On inauguration day, someone taped newspaper articles featuring Obama onto the apartment door of a woman in Jersey City, New Jersey, and set fire to it. Fortunately, the woman had stayed home to watch the inauguration on TV and smelled the burning, and she was able to extinguish the fire before it spread. If only she could have done the same for the hate that sparked the act.

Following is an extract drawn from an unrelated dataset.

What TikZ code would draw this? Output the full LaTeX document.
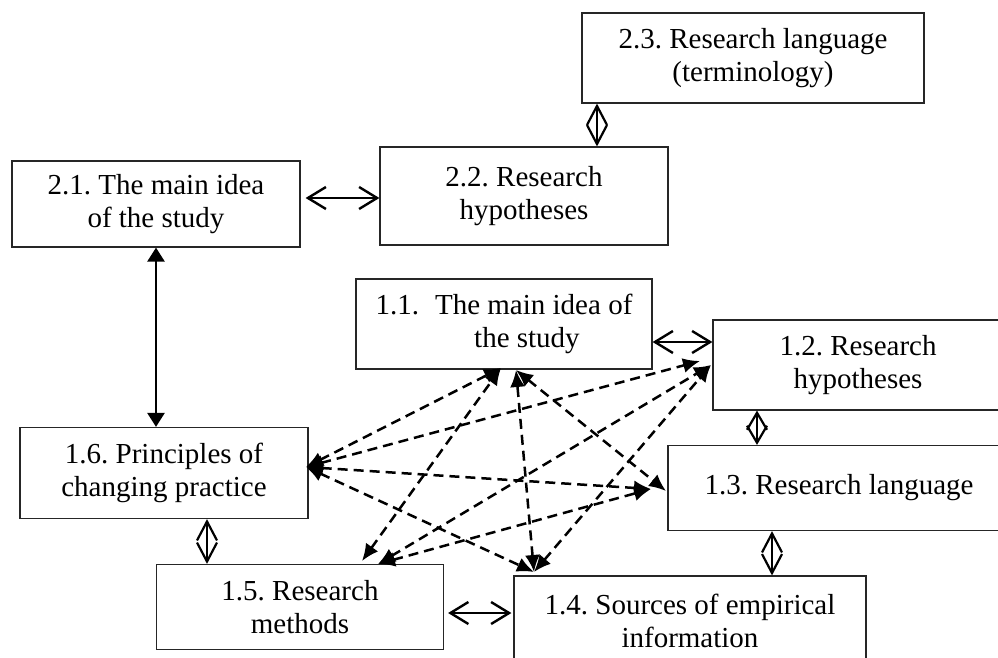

The day after, a large 22-year-old skinhead named Keith Luke decided it was time to fight the “extinction” of the white race, so he bashed down the door of a Latino woman and her sister and shot them both; one died. Police cornered and arrested Luke before he could pull off the next planned stage of his shooting rampage, which was to have taken place at a local Jewish synagogue towards which he was driving when arrested. According to the DA, Luke intended to “kill as many Jews, blacks, and Hispanics as humanly possible ... before killing himself.” When he appeared in court a month later, Luke had carved a swastika into his forehead with a razor blade.

But the pain and violence inflicted by these haters was just beginning.

In all, the Southern Poverty Law Center counted more than 200 “hate-related” incidents around the election and inauguration of Barack Obama as the nation’s first African-American president.